- SET PROBLEM -
Leave out every picture. Copy exactly the lines from the one holding "Give me the Plotly source for this chart." through the one holding "return 1 - (p - mt) / ph".

───── RECORD EXTRACTS ─────

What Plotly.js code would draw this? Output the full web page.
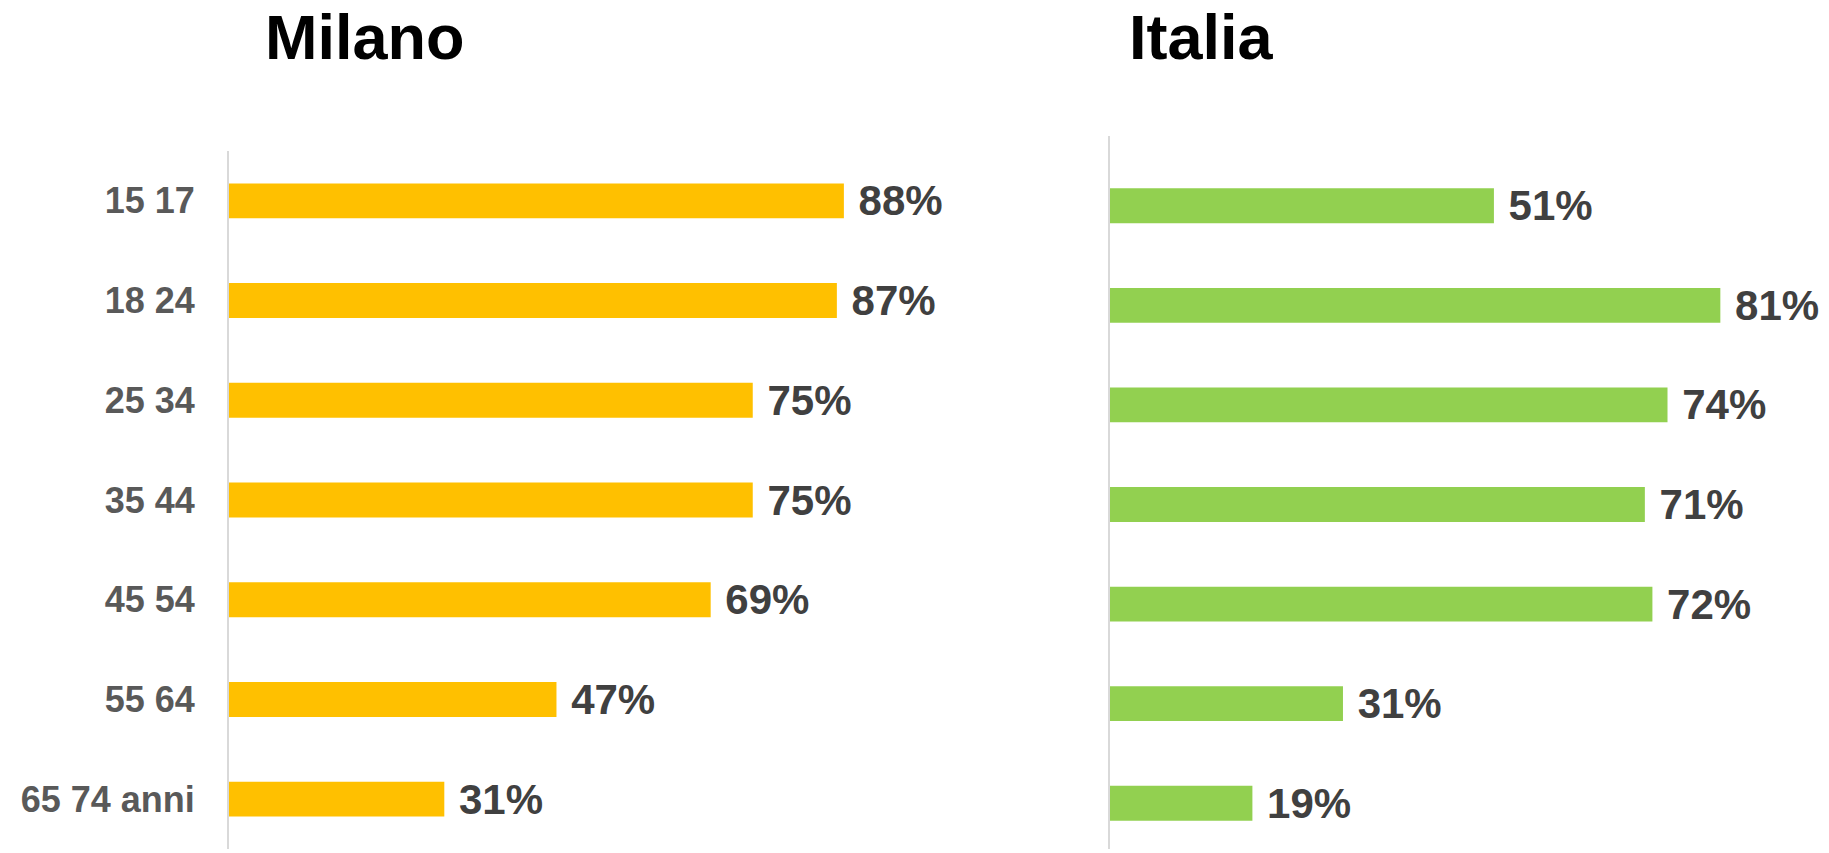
<!DOCTYPE html>
<html>
<head>
<meta charset="utf-8">
<script src="https://cdn.plot.ly/plotly-3.0.1.min.js"></script>
<style>html,body{margin:0;padding:0;background:#fff;}#chart{width:1829px;height:853px;}</style>
</head>
<body>
<div id="chart"></div>
<script>
var categories = ['15 17', '18 24', '25 34', '35 44', '45 54', '55 64', '65 74 anni'];
var milanoValues = [88, 87, 75, 75, 69, 47, 31];
var italiaValues = [51, 81, 74, 71, 72, 31, 19];
var panelTitles = ['Milano', 'Italia'];

var W = 1829, H = 853;
function px(x) { return x / W; }
function py(y) { return 1 - y / H; }

var labelFont = {family: 'Liberation Sans, Arial, sans-serif', size: 42, color: '#404040', weight: 'bold'};

var traces = [
  {
    type: 'bar', orientation: 'h',
    x: milanoValues, y: categories,
    xaxis: 'x', yaxis: 'y',
    marker: {color: '#FFC000'},
    text: milanoValues.map(function (v) { return '\u00a0' + v + '%'; }),
    textposition: 'outside',
    textfont: labelFont,
    constraintext: 'none',
    cliponaxis: false,
    hoverinfo: 'skip'
  },
  {
    type: 'bar', orientation: 'h',
    x: italiaValues, y: categories,
    xaxis: 'x2', yaxis: 'y2',
    marker: {color: '#92D050'},
    text: italiaValues.map(function (v) { return '\u00a0' + v + '%'; }),
    textposition: 'outside',
    textfont: labelFont,
    constraintext: 'none',
    cliponaxis: false,
    hoverinfo: 'skip'
  }
];

var layout = {
  width: W, height: H,
  margin: {l: 0, r: 0, t: 0, b: 0},
  paper_bgcolor: '#ffffff',
  plot_bgcolor: 'rgba(0,0,0,0)',
  showlegend: false,
  bargap: 0.65,
  font: {family: 'Liberation Sans, Arial, sans-serif'},
  xaxis: {
    domain: [px(227), px(928)], range: [0, 100],
    showgrid: false, zeroline: false, showline: false, showticklabels: false, fixedrange: true
  },
  yaxis: {
    domain: [py(849), py(151)], anchor: 'x',
    autorange: 'reversed', type: 'category',
    showgrid: false, zeroline: false, showline: false,
    ticks: 'outside', ticklen: 24, tickcolor: 'rgba(0,0,0,0)',
    tickfont: {family: 'Liberation Sans, Arial, sans-serif', size: 36, color: '#595959', weight: 'bold'},
    fixedrange: true
  },
  xaxis2: {
    domain: [px(1109), px(1826)], range: [0, 95], anchor: 'y2',
    showgrid: false, zeroline: false, showline: false, showticklabels: false, fixedrange: true
  },
  yaxis2: {
    domain: [py(853), py(156)], anchor: 'x2',
    autorange: 'reversed', type: 'category',
    showgrid: false, zeroline: false, showline: false, showticklabels: false, ticks: '',
    fixedrange: true
  },
  shapes: [
    {type: 'line', xref: 'paper', yref: 'paper', x0: px(228), x1: px(228), y0: py(151), y1: py(849),
     line: {color: '#d9d9d9', width: 2}},
    {type: 'line', xref: 'paper', yref: 'paper', x0: px(1109), x1: px(1109), y0: py(136), y1: py(849),
     line: {color: '#d9d9d9', width: 2}}
  ],
  annotations: [
    {text: panelTitles[0], xref: 'paper', yref: 'paper', x: px(365), y: 1, xanchor: 'center', yanchor: 'top',
     showarrow: false, font: {family: 'Liberation Sans, Arial, sans-serif', size: 63, color: '#000000', weight: 'bold'}},
    {text: panelTitles[1], xref: 'paper', yref: 'paper', x: px(1201), y: 1, xanchor: 'center', yanchor: 'top',
     showarrow: false, font: {family: 'Liberation Sans, Arial, sans-serif', size: 63, color: '#000000', weight: 'bold'}}
  ]
};

Plotly.newPlot('chart', traces, layout, {displayModeBar: false, staticPlot: true});
</script>
</body>
</html>
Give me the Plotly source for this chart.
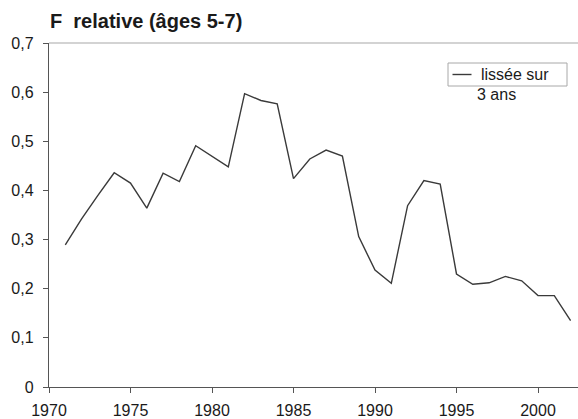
import plotly.graph_objects as go

years = list(range(1971, 2003))
f_relative = [0.289, 0.342, 0.390, 0.436, 0.415, 0.364, 0.435, 0.418, 0.491, 0.469,
              0.448, 0.597, 0.583, 0.576, 0.424, 0.464, 0.482, 0.470, 0.306, 0.238,
              0.211, 0.369, 0.420, 0.413, 0.230, 0.209, 0.212, 0.225, 0.216, 0.186,
              0.186, 0.135]
x_ticks = [1970, 1975, 1980, 1985, 1990, 1995, 2000]
y_ticks = [0, 0.1, 0.2, 0.3, 0.4, 0.5, 0.6, 0.7]
y_tick_labels = ["0", "0,1", "0,2", "0,3", "0,4", "0,5", "0,6", "0,7"]
title_text = "F\u00a0 relative (âges 5-7)"
legend_lines = ["lissée sur", "3 ans"]

W, H = 578, 419
ml, mr, mt, mb = 49, 0, 43, 32
font = "Liberation Sans, Arial, sans-serif"

fig = go.Figure()
fig.add_trace(go.Scatter(x=years, y=f_relative, mode="lines",
                         line=dict(color="#3a3a3a", width=1.4),
                         showlegend=False, hoverinfo="skip"))

pw = W - ml - mr
ph = H - mt - mb
def px_x(p):
    return (p - ml) / pw
def px_y(p):
    return 1 - (p - mt) / ph

shapes = [
    dict(type="line", xref="paper", yref="paper", x0=0, x1=1, y0=1, y1=1,
         line=dict(color="#a8a8a8", width=1.2)),
    dict(type="rect", xref="paper", yref="paper",
         x0=px_x(448), x1=px_x(567), y0=px_y(86), y1=px_y(63),
         line=dict(color="#a8a8a8", width=1), fillcolor="rgba(0,0,0,0)"),
    dict(type="line", xref="paper", yref="paper",
         x0=px_x(452.5), x1=px_x(471.5), y0=px_y(74.5), y1=px_y(74.5),
         line=dict(color="#3a3a3a", width=1.4)),
]
annotations = [
    dict(text=legend_lines[0], xref="paper", yref="paper", x=px_x(479), y=px_y(74.5),
         xanchor="left", yanchor="middle", showarrow=False,
         font=dict(family=font, size=16, color="#1a1a1a")),
    dict(text=legend_lines[1], xref="paper", yref="paper", x=px_x(475), y=px_y(94),
         xanchor="left", yanchor="middle", showarrow=False,
         font=dict(family=font, size=16, color="#1a1a1a")),
]

fig.update_layout(
    width=W, height=H,
    margin=dict(l=ml, r=mr, t=mt, b=mb, pad=0, autoexpand=False),
    paper_bgcolor="white", plot_bgcolor="white",
    title=dict(text="<b>" + title_text + "</b>", x=50 / W, xanchor="left", xref="container",
               y=1 - 21 / H, yanchor="middle", yref="container",
               font=dict(family=font, size=20, color="#1a1a1a"),
               automargin=False),
    shapes=shapes, annotations=annotations,
    font=dict(family=font, size=16, color="#1a1a1a"),
)
fig.update_xaxes(range=[1970, 1970 + pw / 16.3], tickmode="array", tickvals=x_ticks,
                 ticks="outside", ticklen=5, tickcolor="#555", tickwidth=1.2,
                 showline=True, linecolor="#555", linewidth=1.4, automargin=False,
                 showgrid=False, zeroline=False, ticklabelstandoff=4,
                 tickfont=dict(family=font, size=16, color="#1a1a1a"))
fig.update_yaxes(range=[0, 0.7], tickmode="array", tickvals=y_ticks, ticktext=y_tick_labels,
                 ticks="outside", ticklen=5, tickcolor="#555", tickwidth=1.2,
                 showline=True, linecolor="#555", linewidth=1.4, automargin=False,
                 showgrid=False, zeroline=False, ticklabelstandoff=6,
                 tickfont=dict(family=font, size=16, color="#1a1a1a"))

fig.write_html("out.html", config={"displayModeBar": False},
               post_script="document.body.style.margin='0px';document.body.style.overflow='hidden';")
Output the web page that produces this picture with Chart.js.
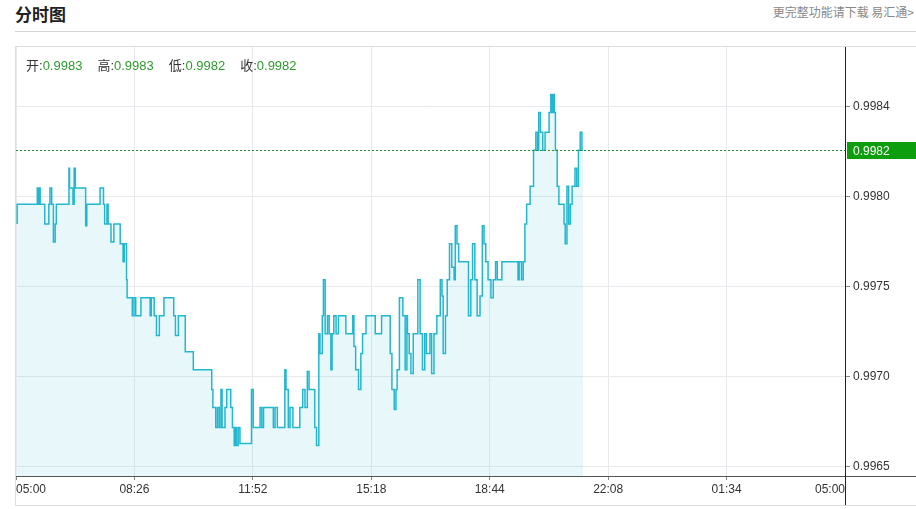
<!DOCTYPE html>
<html>
<head>
<meta charset="utf-8">
<script src="https://cdn.jsdelivr.net/npm/chart.js@4/dist/chart.umd.min.js"></script>
<style>
  body { margin: 0; background: #fff; width: 916px; height: 509px; overflow: hidden; position: relative;
         font-family: "Liberation Sans", "Noto Sans CJK SC", sans-serif; }
  #title { position: absolute; left: 15px; top: 1px; font: bold 17px "Noto Sans CJK SC", sans-serif; color: #222; }
  #more { position: absolute; right: 2px; top: 3px; font-size: 12px; color: #888; font-family: "Noto Sans CJK SC", sans-serif; }
  #rule { position: absolute; left: 15px; right: 0; top: 31px; height: 1px; background: #d4d4d4; }
  #frame { position: absolute; left: 15px; top: 46px; width: 901px; height: 458px;
           border-top: 1px solid #ddd; border-left: 1px solid #ddd; border-bottom: 1px solid #ddd; }
  #box { position: absolute; left: 16px; top: 47px; width: 900px; height: 458px; }
  #ohlc { position: absolute; left: 26px; top: 55px; font-size: 13px; color: #333; white-space: nowrap; }
  #ohlc span.item { margin-right: 15px; }
  #ohlc span.v { color: #2e9a2e; }
</style>
</head>
<body>
<div id="title">分时图</div>
<div id="more">更完整功能请下载 易汇通&gt;</div>
<div id="rule"></div>
<div id="frame"></div>
<div id="box"><canvas id="myChart"></canvas></div>
<div id="ohlc"></div>
<script>
// 表头 开/高/低/收
const ohlcNames = ['开', '高', '低', '收'];
const ohlcValues = ['0.9983', '0.9983', '0.9982', '0.9982'];

// x轴: 05:00 起的分钟数
const xTickLabels = ['05:00', '08:26', '11:52', '15:18', '18:44', '22:08', '01:34', '05:00'];
// y轴
const yTickValues = [0.9965, 0.9970, 0.9975, 0.9980, 0.9985];
const yTickLabels = ['0.9965', '0.9970', '0.9975', '0.9980', '0.9984'];

const times = [
    2, 5, 37, 38, 40, 42, 44, 50, 52, 57, 59, 62, 65, 68, 70, 72, 92, 93, 96, 99,
    101, 103, 105, 121, 123, 125, 146, 148, 152, 154, 158, 160, 165, 170, 172, 181, 183, 186, 188, 192,
    193, 196, 202, 205, 208, 217, 219, 233, 235, 240, 244, 249, 252, 257, 260, 274, 277, 282, 284, 294,
    298, 308, 309, 340, 342, 347, 350, 353, 356, 358, 360, 363, 366, 369, 373, 376, 379, 381, 383, 386,
    389, 392, 409, 412, 415, 424, 427, 430, 434, 447, 450, 454, 457, 467, 469, 473, 476, 481, 485, 493,
    498, 502, 506, 509, 512, 519, 522, 526, 528, 532, 534, 537, 541, 544, 547, 549, 552, 556, 560, 563,
    573, 577, 585, 587, 590, 595, 599, 602, 608, 614, 624, 627, 635, 638, 650, 653, 657, 660, 662, 666,
    672, 676, 679, 680, 683, 686, 690, 693, 698, 702, 706, 710, 713, 719, 722, 726, 731, 737, 740, 742,
    746, 749, 753, 757, 761, 763, 766, 769, 772, 786, 790, 793, 797, 801, 806, 810, 813, 816, 820, 825,
    829, 833, 836, 844, 848, 872, 874, 878, 881, 884, 887, 893, 899, 903, 906, 908, 911, 915, 919, 922,
    926, 929, 931, 933, 935, 937, 940, 943, 946, 952, 954, 957, 960, 963, 966, 971, 974, 977, 980, 983,
    985
];

const prices = [
    0.99785, 0.99796, 0.99796, 0.99805, 0.99796, 0.99805, 0.99796, 0.99796, 0.99785, 0.99785,
    0.99796, 0.99805, 0.99796, 0.99775, 0.99785, 0.99796, 0.99796, 0.99816, 0.99805, 0.99805,
    0.99796, 0.99816, 0.99805, 0.99805, 0.99784, 0.99796, 0.99796, 0.99805, 0.99805, 0.99796,
    0.99785, 0.99796, 0.99785, 0.99775, 0.99785, 0.99785, 0.99774, 0.99774, 0.99764, 0.99774,
    0.99754, 0.99744, 0.99744, 0.99734, 0.99744, 0.99734, 0.99744, 0.99744, 0.99734, 0.99744,
    0.99734, 0.99723, 0.99734, 0.99734, 0.99744, 0.99744, 0.99734, 0.99723, 0.99734, 0.99734,
    0.99714, 0.99714, 0.99704, 0.99704, 0.99693, 0.99683, 0.99672, 0.99683, 0.99672, 0.99693,
    0.99672, 0.99672, 0.99683, 0.99693, 0.99693, 0.99683, 0.99672, 0.99662, 0.99672, 0.99662,
    0.99672, 0.99663, 0.99663, 0.99693, 0.99672, 0.99672, 0.99683, 0.99672, 0.99683, 0.99683,
    0.99672, 0.99683, 0.99672, 0.99672, 0.99704, 0.99693, 0.99672, 0.99683, 0.99672, 0.99672,
    0.99683, 0.99693, 0.99683, 0.99703, 0.99693, 0.99693, 0.99672, 0.99662, 0.99724, 0.99713,
    0.99734, 0.99754, 0.99724, 0.99734, 0.99724, 0.99704, 0.99724, 0.99734, 0.99724, 0.99734,
    0.99734, 0.99724, 0.99724, 0.99734, 0.99717, 0.99704, 0.99693, 0.99713, 0.99724, 0.99734,
    0.99734, 0.99724, 0.99724, 0.99734, 0.99734, 0.99713, 0.99693, 0.99682, 0.99693, 0.99704,
    0.99744, 0.99734, 0.99704, 0.99734, 0.99724, 0.99713, 0.99702, 0.99724, 0.99724, 0.99754,
    0.99724, 0.99704, 0.99724, 0.99713, 0.99724, 0.99702, 0.99724, 0.99734, 0.99754, 0.99745,
    0.99713, 0.99734, 0.99754, 0.99774, 0.99761, 0.99754, 0.99784, 0.99774, 0.99764, 0.99764,
    0.99734, 0.99754, 0.99774, 0.99754, 0.99734, 0.99745, 0.99784, 0.99774, 0.99764, 0.99754,
    0.99744, 0.99754, 0.99764, 0.99754, 0.99764, 0.99764, 0.99754, 0.99764, 0.99754, 0.99764,
    0.99785, 0.99796, 0.99806, 0.99826, 0.99836, 0.99826, 0.99847, 0.99836, 0.99826, 0.99836,
    0.99836, 0.99847, 0.99857, 0.99847, 0.99857, 0.99847, 0.99826, 0.99806, 0.99796, 0.99796,
    0.99785, 0.99774, 0.99806, 0.99785, 0.99796, 0.99806, 0.99816, 0.99806, 0.99826, 0.99836,
    0.99826
];

const FONT = '"Liberation Sans", "Noto Sans CJK SC", sans-serif';

document.getElementById('ohlc').innerHTML = ohlcNames.map((n, i) =>
    `<span class="item">${n}:<span class="v">${ohlcValues[i]}</span></span>`).join('');

// 最新价的虚线和绿色标签, 以及贯穿整个框的坐标轴线
const overlay = {
    id: 'overlay',
    afterDraw(chart) {
        const { ctx, chartArea: a, scales: { y } } = chart;
        const last = prices[prices.length - 1];
        const py = Math.round(y.getPixelForValue(last)) + 0.5;
        ctx.save();
        ctx.lineWidth = 1;
        ctx.strokeStyle = '#2a8f2a';
        ctx.setLineDash([2, 2]);
        ctx.beginPath();
        ctx.moveTo(a.left, py);
        ctx.lineTo(a.right, py);
        ctx.stroke();
        ctx.setLineDash([]);

        ctx.strokeStyle = '#555';
        ctx.beginPath();
        ctx.moveTo(0, a.bottom + 0.5);
        ctx.lineTo(chart.width, a.bottom + 0.5);
        ctx.stroke();
        ctx.strokeStyle = '#222';
        ctx.beginPath();
        ctx.moveTo(a.right + 0.5, 0);
        ctx.lineTo(a.right + 0.5, chart.height);
        ctx.stroke();

        ctx.fillStyle = '#0d9e0d';
        ctx.fillRect(a.right + 2, py - 8.5, chart.width - a.right - 2, 17);
        ctx.fillStyle = '#fff';
        ctx.font = '12px ' + FONT;
        ctx.textBaseline = 'middle';
        ctx.fillText((Math.floor(last * 10000) / 10000).toFixed(4), a.right + 8, py + 1);
        ctx.restore();
    }
};

const data = {
    datasets: [
        {
            data: times.map((t, i) => ({ x: t, y: prices[i] })),
            borderColor: '#22b7cf',
            backgroundColor: 'rgba(34, 183, 207, 0.1)',
            borderWidth: 1.5,
            pointRadius: 0,
            stepped: 'after',
            fill: 'start',
        }
    ]
};

const config = {
    type: 'line',
    data: data,
    plugins: [overlay],
    options: {
        responsive: true,
        maintainAspectRatio: false,
        animation: false,
        layout: { padding: 0 },
        plugins: {
            legend: { display: false },
            tooltip: { enabled: false }
        },
        scales: {
            x: {
                type: 'linear',
                min: 0,
                max: 1440,
                afterBuildTicks: s => { s.ticks = xTickLabels.map((_, i) => ({ value: 1440 * i / 7 })); },
                afterFit: s => { s.height = 29; s.paddingLeft = 0; s.paddingRight = 0; },
                ticks: {
                    callback: (v, i) => xTickLabels[i],
                    align: 'inner',
                    autoSkip: false,
                    maxRotation: 0,
                    padding: 2,
                    color: '#333',
                    font: { size: 12, family: FONT }
                },
                grid: { color: '#e6eaee', tickColor: '#888', tickLength: 4 },
                border: { display: false }
            },
            y: {
                position: 'right',
                min: 0.99645,
                max: 0.9988333,
                afterBuildTicks: s => { s.ticks = yTickValues.map(v => ({ value: v })); },
                afterFit: s => { s.width = 71; s.paddingTop = 0; s.paddingBottom = 0; },
                ticks: {
                    callback: (v, i) => yTickLabels[i],
                    padding: 3,
                    color: '#333',
                    font: { size: 12, family: FONT }
                },
                grid: { color: '#e6eaee', tickColor: '#888', tickLength: 5 },
                border: { display: false }
            }
        }
    }
};

new Chart(document.getElementById('myChart'), config);
</script>
</body>
</html>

─────

- ANSWER TO THE EXERCISE -
Give me the Plotly source for this chart.
import plotly.graph_objects as go

years = list(range(1971, 2003))
f_relative = [0.289, 0.342, 0.390, 0.436, 0.415, 0.364, 0.435, 0.418, 0.491, 0.469,
              0.448, 0.597, 0.583, 0.576, 0.424, 0.464, 0.482, 0.470, 0.306, 0.238,
              0.211, 0.369, 0.420, 0.413, 0.230, 0.209, 0.212, 0.225, 0.216, 0.186,
              0.186, 0.135]
x_ticks = [1970, 1975, 1980, 1985, 1990, 1995, 2000]
y_ticks = [0, 0.1, 0.2, 0.3, 0.4, 0.5, 0.6, 0.7]
y_tick_labels = ["0", "0,1", "0,2", "0,3", "0,4", "0,5", "0,6", "0,7"]
title_text = "F\u00a0 relative (âges 5-7)"
legend_lines = ["lissée sur", "3 ans"]

W, H = 578, 419
ml, mr, mt, mb = 49, 0, 43, 32
font = "Liberation Sans, Arial, sans-serif"

fig = go.Figure()
fig.add_trace(go.Scatter(x=years, y=f_relative, mode="lines",
                         line=dict(color="#3a3a3a", width=1.4),
                         showlegend=False, hoverinfo="skip"))

pw = W - ml - mr
ph = H - mt - mb
def px_x(p):
    return (p - ml) / pw
def px_y(p):
    return 1 - (p - mt) / ph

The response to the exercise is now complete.